De toutes les formes d’expression littéraires, c’est sans doute le conte qui a le mieux servi le fantastique. C’est par l’intermédiaire du conte, en effet, que le fantastique religieux, qu’on appellera le surnaturel, s’est d’abord manifesté dans la littérature québécoise. Si la nouvelle a pris le relais au cours des années 1960, il n’en existe pas moins une veine souterraine qui a refait surface au milieu des années 1990 sous l’impulsion de la maison d’édition Planète rebelle et des initiatives de conteurs tels que André Lemelin, Marc Laberge, Jean-Marc Massie et consorts.

Quoique plus jeune que ces « raconteurs d’histoires », Éric Gauthier appartient à cette famille de conteurs urbains qui n’hésitent pas à monter sur scène pour dire leurs contes et les tester auprès d’un public d’aficionados. Il est cependant l’un des rares à fréquenter aussi assidûment l’univers du fantastique, alors que l’hyperbole qui fait florès dans le conte pourrait laisser penser que l’un ne va pas sans l’autre. En fait, ce que l’on prend parfois pour du fantastique n’est que de l’absurde ou de l’étrange. C’est rarement le cas chez Éric Gauthier.

Voici donc un conteur moderne, ouvert sur le monde. Contrairement à une flopée d’auteurs qui puisent dans le répertoire québécois traditionnel pour régurgiter dans leurs mots – et souvent dans une langue appauvrie par rapport aux modèles originaux – des contes archi-connus sur la chasse-galerie, le diable au bal ou le loup-garou, Éric Gauthier crée de toutes pièces des personnages originaux grâce à son sens de l’observation. Il se laisse imprégner par les odeurs et les couleurs du monde qu’il rend dans toute leur authenticité au moyen d’une langue empreinte de poésie, un peu à la manière de Sol, sans les jeux de mots. Le quotidien s’en trouve magnifié, décalé par rapport à la réalité et à la normalité.

Éric Gauthier est venu à l’écriture par la parole, par le conte, mais il est aussi nouvelliste et, depuis la fin des années 2000, romancier. « Je suis fasciné par la manière dont les gens acquièrent ou s’inventent des croyances », déclare-t-il dans une entrevue publiée dans Solaris. En effet, ses contes et ses nouvelles sont souvent basés sur une croyance, un mythe ou un rite qui gouverne l’existence des individus et révèle les valeurs de la société, moderne ou primitive, qu’il esquisse sans s’appesantir.

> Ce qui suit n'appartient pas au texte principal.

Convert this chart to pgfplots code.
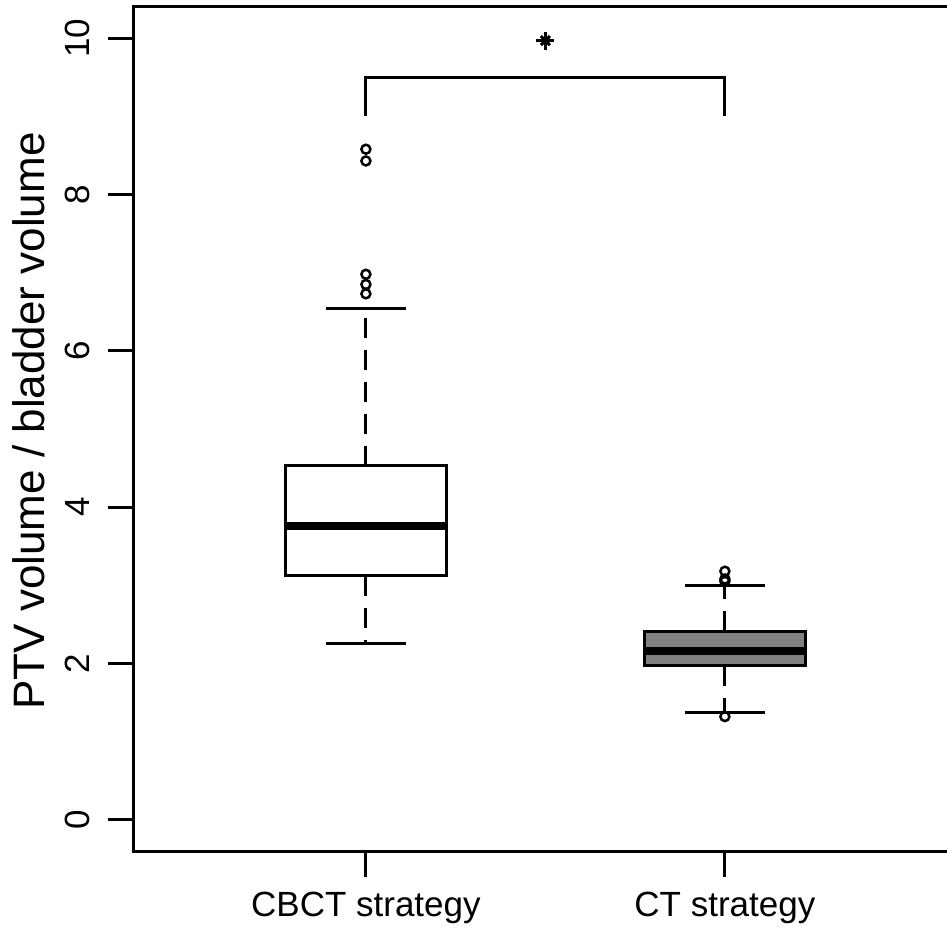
\documentclass[border=0pt]{standalone}
\usepackage{fontspec}
\setmainfont{Liberation Sans}
\usepackage{pgfplots}
\usepgfplotslibrary{statistics}
\pgfplotsset{compat=1.18}

\definecolor{rgray}{RGB}{128,128,128}

% R-style whiskers: dashed stem, solid cap
\pgfplotsset{
  rbox/.style={
    black, line width=3pt, solid,
    mark=o, mark size=4.5pt, mark options={line width=2.5pt, solid},
    boxplot/draw direction=y,
    boxplot/box extend=0.45,
    boxplot/whisker extend=0.225,
    boxplot/every median/.style={line width=8pt},
    boxplot/draw/lower whisker/.code={
      \draw[line width=3pt, dash pattern=on 20pt off 12pt]
        (boxplot box cs:\pgfplotsboxplotvalue{lower quartile},0.5) --
        (boxplot box cs:\pgfplotsboxplotvalue{lower whisker},0.5);
      \draw[line width=3pt]
        (boxplot whisker cs:\pgfplotsboxplotvalue{lower whisker},0) --
        (boxplot whisker cs:\pgfplotsboxplotvalue{lower whisker},1);
    },
    boxplot/draw/upper whisker/.code={
      \draw[line width=3pt, dash pattern=on 20pt off 12pt]
        (boxplot box cs:\pgfplotsboxplotvalue{upper quartile},0.5) --
        (boxplot box cs:\pgfplotsboxplotvalue{upper whisker},0.5);
      \draw[line width=3pt]
        (boxplot whisker cs:\pgfplotsboxplotvalue{upper whisker},0) --
        (boxplot whisker cs:\pgfplotsboxplotvalue{upper whisker},1);
    },
  },
}

\begin{document}
\begin{tikzpicture}
\begin{axis}[
    scale only axis,
    width=822.8pt, height=844pt,
    xmin=0.354, xmax=2.646,
    ymin=-0.4, ymax=10.4,
    xtick={1,2},
    xticklabels={CBCT strategy, CT strategy},
    ytick={0,2,4,6,8,10},
    tick pos=left,
    tick align=outside,
    major tick length=26pt,
    axis line style={line width=3pt},
    every tick/.style={black, line width=3pt},
    /pgf/number format/assume math mode=true,
    tick label style={font=\fontsize{35}{42}\selectfont},
    yticklabel style={rotate=90, anchor=south, inner ysep=18pt},
    xticklabel style={anchor=north, yshift=-12pt},
    ylabel={PTV volume / bladder volume},
    every axis y label/.style={at={(axis description cs:0,0.5)},
      xshift=-89pt, yshift=8pt, rotate=90, anchor=base,
      font=\fontsize{44}{52}\selectfont},
    clip=false,
]
% CBCT strategy
\addplot[rbox, boxplot/every box/.style={fill=white},
  boxplot prepared={draw position=1,
    lower whisker=2.25, lower quartile=3.12, median=3.76,
    upper quartile=4.53, upper whisker=6.54}]
  table[row sep=\\, y index=0] {data\\ 8.58\\ 8.43\\ 6.98\\ 6.85\\ 6.73\\};
% CT strategy
\addplot[rbox, boxplot/every box/.style={fill=rgray},
  boxplot prepared={draw position=2,
    lower whisker=1.37, lower quartile=1.97, median=2.16,
    upper quartile=2.41, upper whisker=3.00}]
  table[row sep=\\, y index=0] {data\\ 3.18\\ 3.08\\ 3.05\\ 1.32\\};
% significance bracket
\addplot[black, line width=3pt, mark=none] coordinates {(1,9) (1,9.5) (2,9.5) (2,9)};
\addplot[black, only marks, mark=+, mark size=9pt, mark options={line width=3pt}] coordinates {(1.5,9.97)};
\addplot[black, only marks, mark=x, mark size=6.4pt, mark options={line width=3pt}] coordinates {(1.5,9.97)};
\coordinate (o) at (rel axis cs:0,0);
\end{axis}
\pgfresetboundingbox
\useasboundingbox (o) ++(-134pt,-77pt) rectangle ++(947pt,928pt);
\end{tikzpicture}
\end{document}
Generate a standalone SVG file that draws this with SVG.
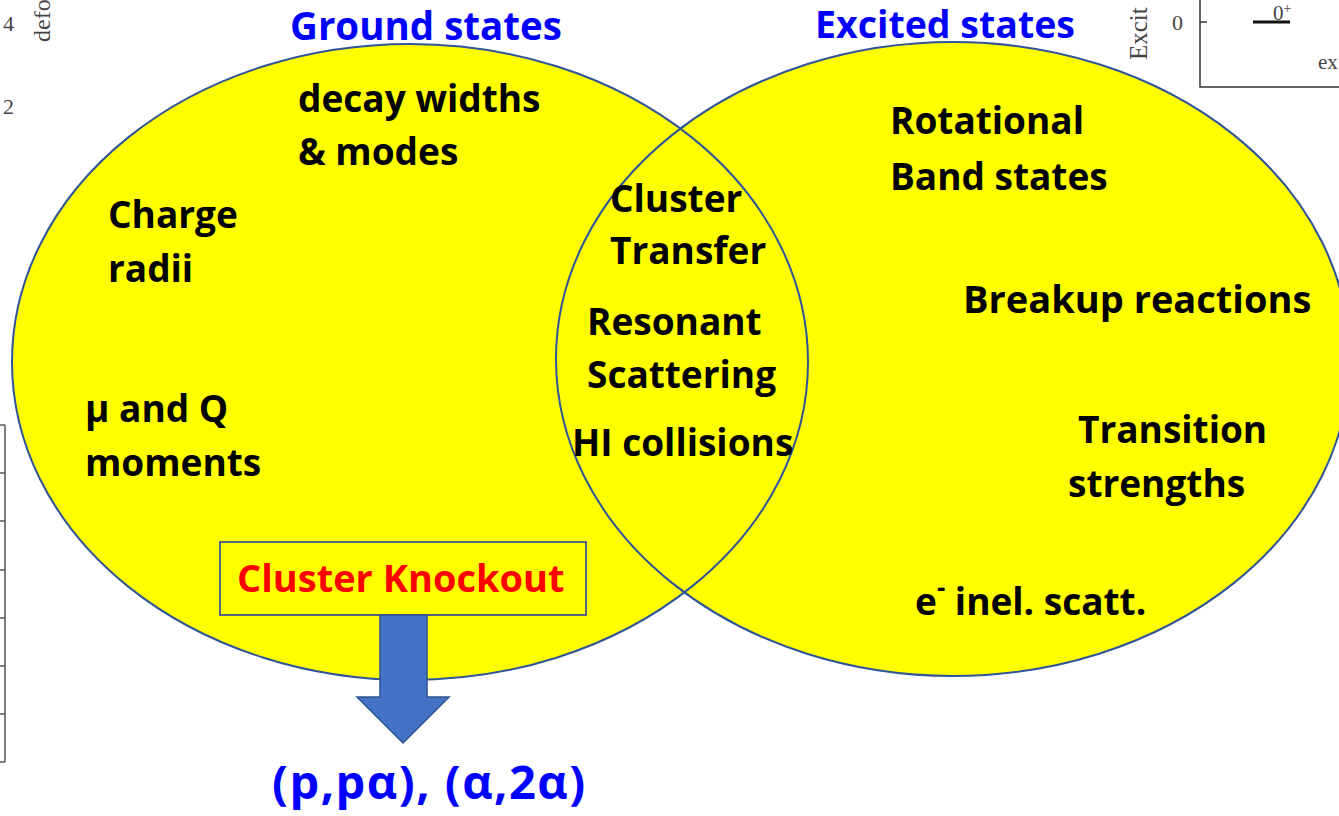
<svg xmlns="http://www.w3.org/2000/svg" width="1339" height="816" viewBox="0 0 1339 816">
  <style>
    .bg { font-family: "Liberation Serif", "DejaVu Serif", serif; fill: #444; }
    .lbl { font-family: "Open Sans", "Liberation Sans", sans-serif; font-weight: 700; font-size: 37px; fill: #000; }
    .head { font-family: "Open Sans", "Liberation Sans", sans-serif; font-weight: 700; font-size: 38px; fill: #0000FF; }
    .knock { font-family: "Open Sans", "Liberation Sans", sans-serif; font-weight: 700; font-size: 38px; fill: #FF0000; }
    .react { font-family: "Open Sans", "Liberation Sans", sans-serif; font-weight: 700; font-size: 47px; letter-spacing: 1.5px; fill: #0000FF; }
    .venn-fill { fill: #FFFF00; stroke: none; }
    .venn-line { fill: none; stroke: #2F5597; stroke-width: 2; }
  </style>

  <rect width="1339" height="816" fill="#ffffff"/>

  <!-- fragments of neighbouring plots -->
  <g id="plot-fragments" stroke="#555" stroke-width="1.5" fill="none">
    <line x1="5" y1="425" x2="5" y2="762"/>
    <line x1="0" y1="425" x2="5" y2="425"/>
    <line x1="0" y1="473" x2="5" y2="473"/>
    <line x1="0" y1="521" x2="5" y2="521"/>
    <line x1="0" y1="570" x2="5" y2="570"/>
    <line x1="0" y1="618" x2="5" y2="618"/>
    <line x1="0" y1="666" x2="5" y2="666"/>
    <line x1="0" y1="714" x2="5" y2="714"/>
    <line x1="0" y1="762" x2="5" y2="762"/>
    <polyline points="1200,0 1200,87 1339,87" stroke="#333"/>
    <line x1="1200" y1="22" x2="1207" y2="22" stroke="#333"/>
    <line x1="1253" y1="22" x2="1290" y2="22" stroke="#111" stroke-width="3"/>
  </g>
  <g id="plot-fragment-text">
    <text class="bg" x="3" y="31" font-size="22">4</text>
    <text class="bg" x="3" y="114" font-size="22">2</text>
    <text class="bg" transform="translate(50,42) rotate(-90)" font-size="24">defo</text>
    <text class="bg" transform="translate(1147,60) rotate(-90)" font-size="25">Excit</text>
    <text class="bg" x="1172" y="30" font-size="22">0</text>
    <text class="bg" x="1273" y="20" font-size="21">0<tspan dy="-7" font-size="14">+</tspan></text>
    <text class="bg" x="1318" y="69" font-size="21">ex</text>
  </g>

  <!-- Venn fills first, then both outlines so the overlap shows each border -->
  <g id="venn">
    <ellipse class="venn-fill" cx="410" cy="362" rx="398" ry="318"/>
    <ellipse class="venn-fill" cx="953" cy="359" rx="397" ry="317"/>
    <ellipse class="venn-line" cx="410" cy="362" rx="398" ry="318"/>
    <ellipse class="venn-line" cx="953" cy="359" rx="397" ry="317" stroke-width="2.6"/>
  </g>

  <g id="ground-states">
    <text class="head" x="290" y="40" style="font-size:38.5px">Ground states</text>
    <text class="lbl" x="298" y="112">decay widths</text>
    <text class="lbl" x="298" y="165">&amp; modes</text>
    <text class="lbl" x="108" y="228">Charge</text>
    <text class="lbl" x="108" y="282">radii</text>
    <text class="lbl" x="85" y="422">μ and Q</text>
    <text class="lbl" x="85" y="476">moments</text>
  </g>

  <g id="overlap">
    <text class="lbl" x="610" y="212">Cluster</text>
    <text class="lbl" x="610" y="264">Transfer</text>
    <text class="lbl" x="587" y="335">Resonant</text>
    <text class="lbl" x="587" y="388">Scattering</text>
    <text class="lbl" x="572" y="456">HI collisions</text>
  </g>

  <g id="excited-states">
    <text class="head" x="815" y="38" style="font-size:37.5px">Excited states</text>
    <text class="lbl" x="890" y="134">Rotational</text>
    <text class="lbl" x="890" y="190">Band states</text>
    <text class="lbl" x="963" y="313" style="font-size:38px">Breakup reactions</text>
    <text class="lbl" x="1078" y="443">Transition</text>
    <text class="lbl" x="1068" y="497">strengths</text>
    <text class="lbl" x="915" y="615">e<tspan dy="-18" style="font-size:26px">-</tspan><tspan dy="18"> inel. scatt.</tspan></text>
  </g>

  <g id="cluster-knockout">
    <rect x="220" y="542" width="366" height="73" fill="#FFFF00" stroke="#2233AA" stroke-width="1.5"/>
    <text class="knock" x="237" y="592">Cluster Knockout</text>
  </g>

  <g id="connectors">
    <polygon points="380,615 427,615 427,697 449,697 403,743 357,697 380,697" fill="#4472C4" stroke="#2F528F" stroke-width="1.5"/>
  </g>

  <g id="reactions">
    <text class="react" x="272" y="799">(p,pα), (α,2α)</text>
  </g>
</svg>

Dans « Une introduction à la chasse au furbe », il lève le voile sur une pratique qui tient lieu de religion tout en assurant la cohésion sociale des citoyens. Dans « Bientôt sur votre écran », c’est le culte de la télévision et du récit « basé sur un fait vécu » que l’auteur remet en cause en dénonçant l’intrusion des médias dans la vie privée, leur immoralité et leur mercantilisme encouragés par la curiosité et la crédulité des téléspectateurs. Dans « Au jardin comme à la guerre », croyance et rites se liguent pour influencer la conduite de Jeroen, qui consent à joindre les rangs des résistants déterminés à chasser l’envahisseur de leur pays. Jeroen ne s’engage pas par patriotisme mais pour apaiser l’âme d’un soldat ennemi qui réclame vengeance.

Qu’il réinvente le destin du dieu indien Ganesh ou qu’il évoque la culture de la corruption qui gangrène la société italienne dans « Les Pigeons », conte dans lequel le naïf Jacopo devient le pigeon de l’affaire, Gauthier enrobe ses observations d’anthropologue d’un humour léger et sans prétention. La petite morale qu’il nous balance, en fin de parcours, atteint sa cible et fait réfléchir sur la nature humaine, dont il est un chroniqueur avisé et amusé.

Éric Gauthier bâtit patiemment une œuvre remplie de promesses. Avec la publication en 2008 de son premier roman, Une fêlure au flanc du monde, il a franchi une étape importante. Habitué aux textes courts, il s’est prouvé à lui-même qu’il pouvait tenir la distance avec brio. Ses œuvres ultérieures ont amplement confirmé cela.